Education, General; Education, Higher; Sociology, Ethnic and Racial Studies


degree completion, higher education, Native American college students, persistence, retention


Education | Race and Ethnicity | Teacher Education and Professional Development


The number of Native Americans entering college is higher now than it has been over the past 40 years; however, the degree completion rate has been less than half that of White students. This research study was a bounded case study of Native American students enrolled in the teacher education program. The purpose of this qualitative case study was to identify the perceived factors influencing the retention rate of Native American college students. Some of the theoretical models that explain why students stay or leave an institution before earning a college degree look more toward explaining this phenomenon in a quantitative analysis, although some of the methods can be applied to a qualitative case study. Some traditional theories on student retention emphasize the importance of students' backgrounds and positive encounters with other ideas and people (Guillory, 2008).
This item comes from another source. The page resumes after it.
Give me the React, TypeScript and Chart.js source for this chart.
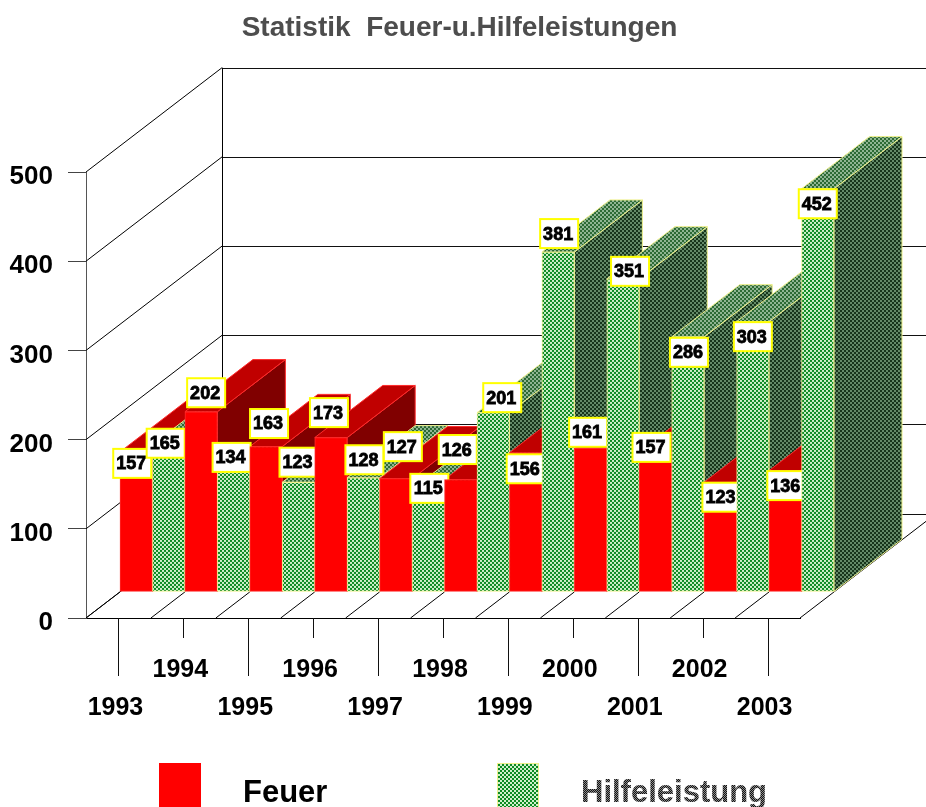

The data collection procedures included interviewing participants, taking field notes, and reviewing documents and federal initiatives. From the data analysis, major themes and topics emerged, which included (a) cultural identity, (b) the institution, (c) factors for success, and (d) barriers to success. The findings of this study signify the need for higher education to incorporate Native American cultural aspects into their programs. The needs of Native American students are complex and require administrators, faculty members, and students in higher education to get involved. The retention rate of Native American students will remain low unless more attention is given to the financial, academic counseling, mentoring, spiritual, and relational aspects of college life.